### Work instructions
Print exactly what lies from the line with "What Chart.js code" down to the line with "const toPts = (xs, ys)", counting both of those lines, but not the pictures.

===== Record excerpts

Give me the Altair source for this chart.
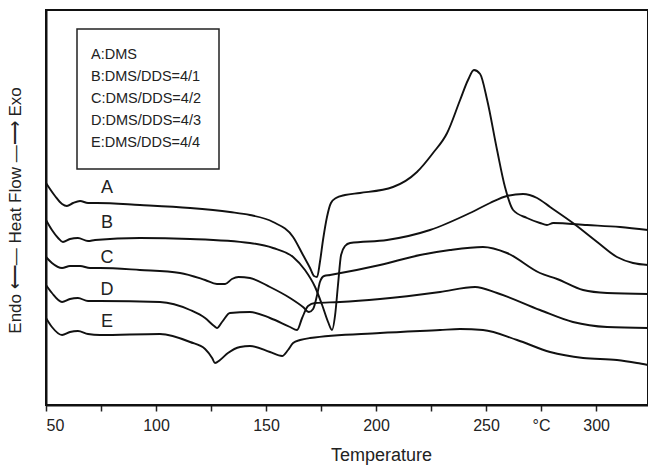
import altair as alt
import pandas as pd

# ---- data (temperature in degC, heat flow in arbitrary units) ----
T_A = [50, 54.1, 57.3, 59.5, 62.3, 65.5, 69.1, 73.2, 92.7, 115.5, 133.6, 142.7, 153.2, 162.3,
       166.8, 170, 171.8, 173.2, 174.5, 175.9, 177.7, 179.5, 181.8, 185.9, 192.7, 207.7, 218.6,
       225.9, 232.3, 238.2, 241.8, 244.5, 247.3, 250.5, 255, 258.6, 262.3, 268.6, 274.5, 277.7,
       280.5, 295.9, 310.9, 323.6]
H_A = [222, 209, 201, 199, 202, 204, 202, 202, 200, 197, 193, 190, 183, 168,
       150, 137, 129, 128, 143, 165, 188, 202, 207, 210, 212, 218, 233,
       252, 272, 305, 325, 335, 331, 305, 255, 218, 195, 187, 182, 180,
       182, 180, 178, 175]

T_B = [50, 52.7, 55.5, 57.7, 60.9, 64.5, 69.1, 72.3, 92.7, 115.5, 142.7, 153.2, 162.3, 167.7,
       172.3, 175.5, 178.2, 180, 181.4, 182.7, 184.1, 185.9, 188.2, 205, 224.5, 242.7, 251.8,
       259.5, 266.8, 273.2, 279.1, 289.5, 300.5, 309.5, 316.8, 323.6]
H_B = [185, 175, 167, 163, 166, 167, 164, 165, 167, 166, 162, 157, 148, 135,
       118, 100, 83, 75, 90, 120, 150, 159, 162, 165, 175, 192, 202,
       209, 211, 207, 198, 182, 163, 148, 142, 140]

T_C = [50, 52.7, 57.3, 60.9, 65.5, 70, 74.5, 92.7, 110.9, 122.3, 127.7, 131.4, 134.5, 137.5,
       142.7, 151.8, 160.9, 166.8, 169.5, 171.4, 173.2, 174.5, 176.4, 179.1, 201.8, 220, 233.6,
       248.6, 259.5, 274.5, 282.3, 294.1, 305, 323.6]
H_C = [148, 142, 137, 139, 139, 137, 137, 135, 132, 125, 121, 121, 126, 128,
       127, 118, 107, 98, 93, 96, 110, 123, 129, 130, 140, 150, 155,
       158, 152, 132, 126, 115, 112, 111]

T_D = [50, 52.7, 57.3, 60.9, 64.5, 69.1, 74.5, 101.8, 115.5, 122.3, 126.4, 127.7, 130, 133.6,
       142.7, 151.8, 160.9, 164.1, 166.4, 169.1, 172.3, 183.6, 201.8, 229.1, 245, 255, 274.5,
       289.5, 305, 323.6]
H_D = [120, 112, 103, 106, 107, 104, 104, 103, 95, 87, 79, 77, 83, 92,
       93, 87, 78, 75, 87, 99, 102, 103, 106, 113, 118, 112, 95,
       83, 78, 77]

T_E = [50, 52.7, 57.3, 60.9, 64.5, 69.1, 74.5, 101.8, 115.5, 122.3, 125.5, 126.8, 129.1, 132.7,
       138.2, 142.7, 151.8, 157.3, 160, 162.3, 165.5, 170, 201.8, 229.1, 238.2, 248.6, 264.1,
       279.1, 294.1, 309.5, 318.6, 323.6]
H_E = [87, 78, 70, 73, 74, 71, 70, 71, 63, 56, 47, 42, 45, 52,
       58, 59, 53, 49, 55, 62, 65, 67, 72, 75, 76, 75, 65,
       53, 47, 45, 42, 40]

series_names = ["A", "B", "C", "D", "E"]
legend_lines = ["A:DMS", "B:DMS/DDS=4/1", "C:DMS/DDS=4/2", "D:DMS/DDS=4/3", "E:DMS/DDS=4/4"]
x_ticks = [50, 75, 100, 125, 150, 175, 200, 225, 250, 275, 300]

rows = []
for name, ts, hs in zip(series_names, [T_A, T_B, T_C, T_D, T_E], [H_A, H_B, H_C, H_D, H_E]):
    for i, (t, h) in enumerate(zip(ts, hs)):
        rows.append({"series": name, "T": t, "H": h, "i": i})
df = pd.DataFrame(rows)

FONT = "Liberation Sans"

xs = alt.X("T:Q", scale=alt.Scale(domain=[50, 323.6], nice=False, zero=False),
           axis=alt.Axis(values=x_ticks, grid=False, title="Temperature",
                         labelExpr="datum.value == 275 ? '°C' : (datum.value % 50 == 0 ? datum.label : '')",
                         labelFont=FONT, labelFontSize=16, labelColor="#222",
                         tickSize=6, tickWidth=1.5, tickColor="#222", labelPadding=6,
                         domainColor="#111", domainWidth=2,
                         titleFont=FONT, titleFontSize=18, titleFontWeight="normal", titleColor="#222",
                         titleX=335, titleY=55, titleBaseline="alphabetic"))
ys = alt.Y("H:Q", scale=alt.Scale(domain=[0, 395], nice=False, zero=False),
           axis=alt.Axis(labels=False, ticks=False, grid=False,
                         title="Endo ⟵— Heat Flow —⟶ Exo",
                         domainColor="#111", domainWidth=2,
                         titleFont=FONT, titleFontSize=17, titleFontWeight="normal", titleColor="#222",
                         titleX=-31, titleY=200, titleAngle=270, titleBaseline="middle", titleAlign="center"))

lines = alt.Chart(df).mark_line(color="#111", strokeWidth=1.9, interpolate="monotone").encode(
    x=xs, y=ys, detail="series:N", order="i:Q")

layers = [lines]

# legend box
layers.append(alt.Chart(pd.DataFrame({"k": [0]})).mark_rect(
    fill="white", stroke="#222", strokeWidth=1.5).encode(
    x=alt.value(31), x2=alt.value(173), y=alt.value(19), y2=alt.value(159)))
for j, txt in enumerate(legend_lines):
    layers.append(alt.Chart(pd.DataFrame({"t": [txt]})).mark_text(
        align="left", baseline="middle", font=FONT, fontSize=14.5, color="#222").encode(
        text="t:N", x=alt.value(45), y=alt.value(45 + 22 * j)))

# curve labels
label_y = [178, 213, 248, 280, 312]
for name, yy in zip(series_names, label_y):
    layers.append(alt.Chart(pd.DataFrame({"t": [name]})).mark_text(
        align="center", baseline="middle", font=FONT, fontSize=18, color="#222").encode(
        text="t:N", x=alt.value(61), y=alt.value(yy)))

chart = alt.layer(*layers).properties(
    width=602, height=395,
    autosize=alt.AutoSizeParams(type="none"),
    padding={"left": 46, "top": 10, "right": 0, "bottom": 60},
    background="white",
).configure_view(stroke="#111", strokeWidth=2)

chart.save("out.html", embed_options={"renderer": "svg", "actions": False})
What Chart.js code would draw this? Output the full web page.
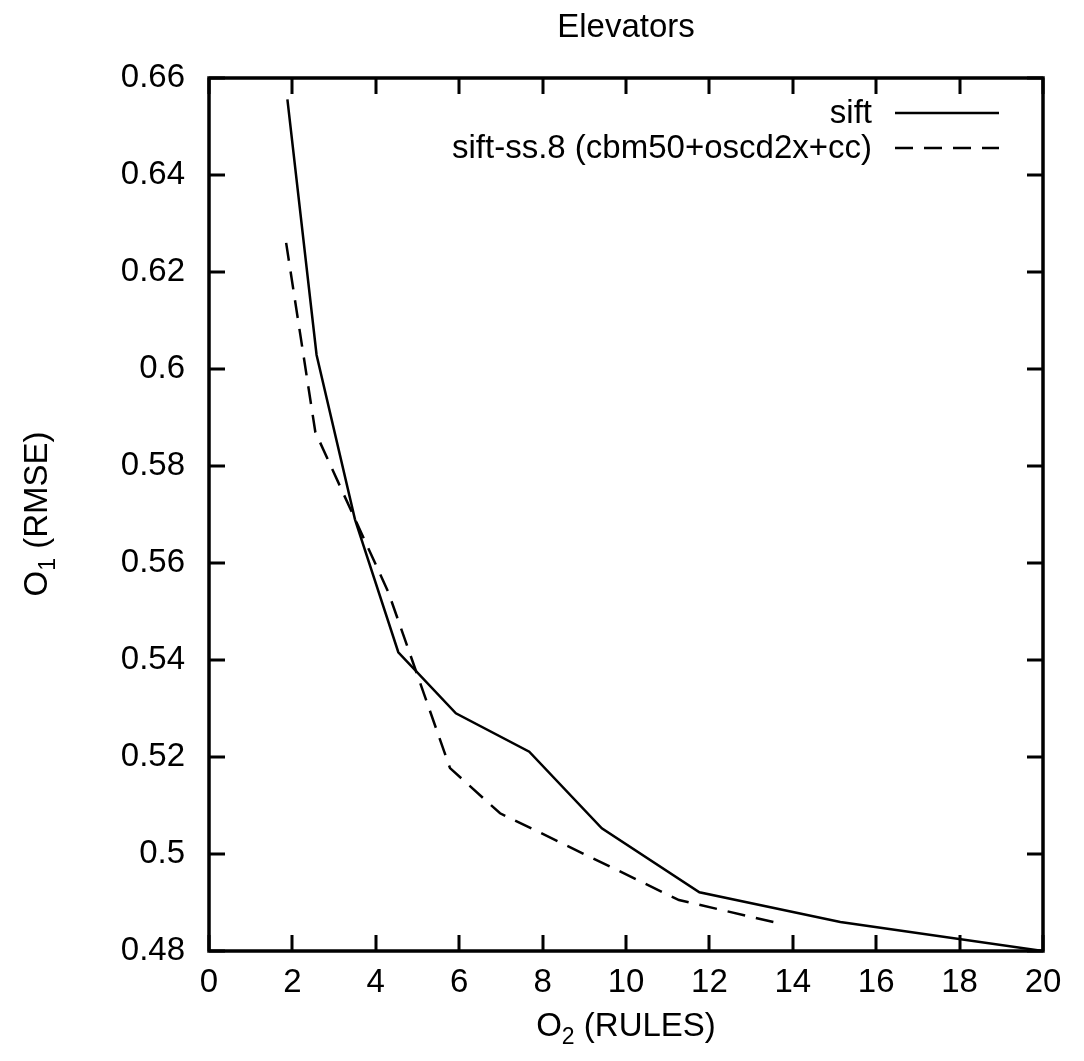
<!DOCTYPE html>
<html>
<head>
<meta charset="utf-8">
<script src="https://cdn.jsdelivr.net/npm/chart.js@4.4.1/dist/chart.umd.min.js"></script>
<style>
  html, body { margin: 0; padding: 0; background: #fff; }
  #wrap { width: 1084px; height: 1061px; position: relative; }
</style>
</head>
<body>
<div id="wrap"><canvas id="c" width="1084" height="1061"></canvas></div>
<script>
// ---- data ----
const chartTitle = "Elevators";
const seriesNames = ["sift", "sift-ss.8 (cbm50+oscd2x+cc)"];
const siftX = [1.88, 2.58, 3.50, 4.54, 5.92, 7.68, 9.42, 11.76, 15.14, 20];
const siftY = [0.6556, 0.6029, 0.569, 0.5416, 0.529, 0.5211, 0.5053, 0.4921, 0.486, 0.48];
const ssX = [1.85, 2.55, 4.3, 5.78, 6.98, 11.27, 13.67];
const ssY = [0.626, 0.587, 0.554, 0.5177, 0.5084, 0.4905, 0.4857];
const xMin = 0, xMax = 20, xStep = 2;
const yMin = 0.48, yMax = 0.66, yStep = 0.02;

const FONT = "'Liberation Sans', Arial, sans-serif";
const FS = 33;
const DASH = [18, 11];

const toPts = (xs, ys) => xs.map((x, i) => ({ x: x, y: ys[i] }));

const framePlugin = {
  id: 'frame',
  afterDraw(chart) {
    const ctx = chart.ctx;
    const a = chart.chartArea;
    const xs = chart.scales.x, ys = chart.scales.y;
    ctx.save();
    ctx.strokeStyle = '#000';
    // inward tick marks on all four sides
    ctx.lineWidth = 3;
    const tl = 16;
    ctx.beginPath();
    xs.ticks.forEach(t => {
      const px = Math.round(xs.getPixelForValue(t.value));
      ctx.moveTo(px, a.bottom); ctx.lineTo(px, a.bottom - tl);
      ctx.moveTo(px, a.top); ctx.lineTo(px, a.top + tl);
    });
    ys.ticks.forEach(t => {
      const py = Math.round(ys.getPixelForValue(t.value));
      ctx.moveTo(a.left, py); ctx.lineTo(a.left + tl, py);
      ctx.moveTo(a.right, py); ctx.lineTo(a.right - tl, py);
    });
    ctx.stroke();
    // frame
    ctx.lineWidth = 3.5;
    ctx.strokeRect(a.left, a.top, a.right - a.left, a.bottom - a.top);

    // title
    ctx.fillStyle = '#000';
    ctx.font = FS + 'px ' + FONT;
    ctx.textAlign = 'center';
    ctx.textBaseline = 'middle';
    ctx.fillText(chartTitle, (a.left + a.right) / 2, 28);

    // legend (text right-aligned, sample line to the right)
    const legendRows = [
      { text: seriesNames[0], y: 113, dash: [] },
      { text: seriesNames[1], y: 148, dash: DASH }
    ];
    legendRows.forEach(r => {
      ctx.textAlign = 'right';
      ctx.textBaseline = 'middle';
      ctx.fillText(r.text, 872, r.y + 1);
      ctx.setLineDash(r.dash);
      ctx.lineWidth = 2.5;
      ctx.beginPath();
      ctx.moveTo(895, r.y); ctx.lineTo(999, r.y);
      ctx.stroke();
      ctx.setLineDash([]);
    });

    // axis titles with subscripts
    function subText(main, sub, rest, cx, cy) {
      ctx.textBaseline = 'alphabetic';
      ctx.textAlign = 'left';
      ctx.font = FS + 'px ' + FONT;
      const w1 = ctx.measureText(main).width;
      const w3 = ctx.measureText(rest).width;
      ctx.font = '23px ' + FONT;
      const w2 = ctx.measureText(sub).width;
      const total = w1 + w2 + w3;
      let x = cx - total / 2;
      const base = cy + 12;
      ctx.font = FS + 'px ' + FONT;
      ctx.fillText(main, x, base); x += w1;
      ctx.font = '23px ' + FONT;
      ctx.fillText(sub, x, base + 8); x += w2;
      ctx.font = FS + 'px ' + FONT;
      ctx.fillText(rest, x, base);
    }
    subText('O', '2', ' (RULES)', (a.left + a.right) / 2, 1024);
    ctx.save();
    ctx.translate(35, 514);
    ctx.rotate(-Math.PI / 2);
    subText('O', '1', ' (RMSE)', 0, 0);
    ctx.restore();
    ctx.restore();
  }
};

new Chart(document.getElementById('c'), {
  type: 'line',
  data: {
    datasets: [
      {
        label: seriesNames[0],
        data: toPts(siftX, siftY),
        borderColor: '#000',
        borderWidth: 2.5,
        pointRadius: 0,
        tension: 0,
        fill: false
      },
      {
        label: seriesNames[1],
        data: toPts(ssX, ssY),
        borderColor: '#000',
        borderWidth: 2.5,
        borderDash: DASH,
        pointRadius: 0,
        tension: 0,
        fill: false
      }
    ]
  },
  options: {
    responsive: false,
    animation: false,
    devicePixelRatio: 1,
    layout: { padding: { top: 78, right: 41, left: 0, bottom: 0 } },
    plugins: { legend: { display: false }, tooltip: { enabled: false }, title: { display: false } },
    scales: {
      x: {
        type: 'linear',
        min: xMin, max: xMax,
        border: { display: false },
        grid: { display: false, drawTicks: false },
        ticks: {
          stepSize: xStep,
          color: '#000',
          font: { family: FONT, size: FS },
          padding: 12,
          maxRotation: 0,
          autoSkip: false
        },
        afterFit(s) { s.height = 110; }
      },
      y: {
        type: 'linear',
        min: yMin, max: yMax,
        border: { display: false },
        grid: { display: false, drawTicks: false },
        ticks: {
          stepSize: yStep,
          color: '#000',
          font: { family: FONT, size: FS },
          padding: 24,
          autoSkip: false,
          callback: v => String(+Number(v).toFixed(2))
        },
        afterFit(s) { s.width = 209; }
      }
    }
  },
  plugins: [framePlugin]
});
</script>
</body>
</html>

==========

### Output
What Chart.js code would draw this? Output the full web page.
<!DOCTYPE html>
<html>
<head>
<meta charset="utf-8">
<script src="https://cdn.jsdelivr.net/npm/chart.js@4.4.1/dist/chart.umd.min.js"></script>
<style>
  html, body { margin: 0; padding: 0; background: #fff; }
  #wrap { width: 1084px; height: 1061px; position: relative; }
</style>
</head>
<body>
<div id="wrap"><canvas id="c" width="1084" height="1061"></canvas></div>
<script>
// ---- data ----
const chartTitle = "Elevators";
const seriesNames = ["sift", "sift-ss.8 (cbm50+oscd2x+cc)"];
const siftX = [1.88, 2.58, 3.50, 4.54, 5.92, 7.68, 9.42, 11.76, 15.14, 20];
const siftY = [0.6556, 0.6029, 0.569, 0.5416, 0.529, 0.5211, 0.5053, 0.4921, 0.486, 0.48];
const ssX = [1.85, 2.55, 4.3, 5.78, 6.98, 11.27, 13.67];
const ssY = [0.626, 0.587, 0.554, 0.5177, 0.5084, 0.4905, 0.4857];
const xMin = 0, xMax = 20, xStep = 2;
const yMin = 0.48, yMax = 0.66, yStep = 0.02;

const FONT = "'Liberation Sans', Arial, sans-serif";
const FS = 33;
const DASH = [18, 11];

const toPts = (xs, ys) => xs.map((x, i) => ({ x: x, y: ys[i] }));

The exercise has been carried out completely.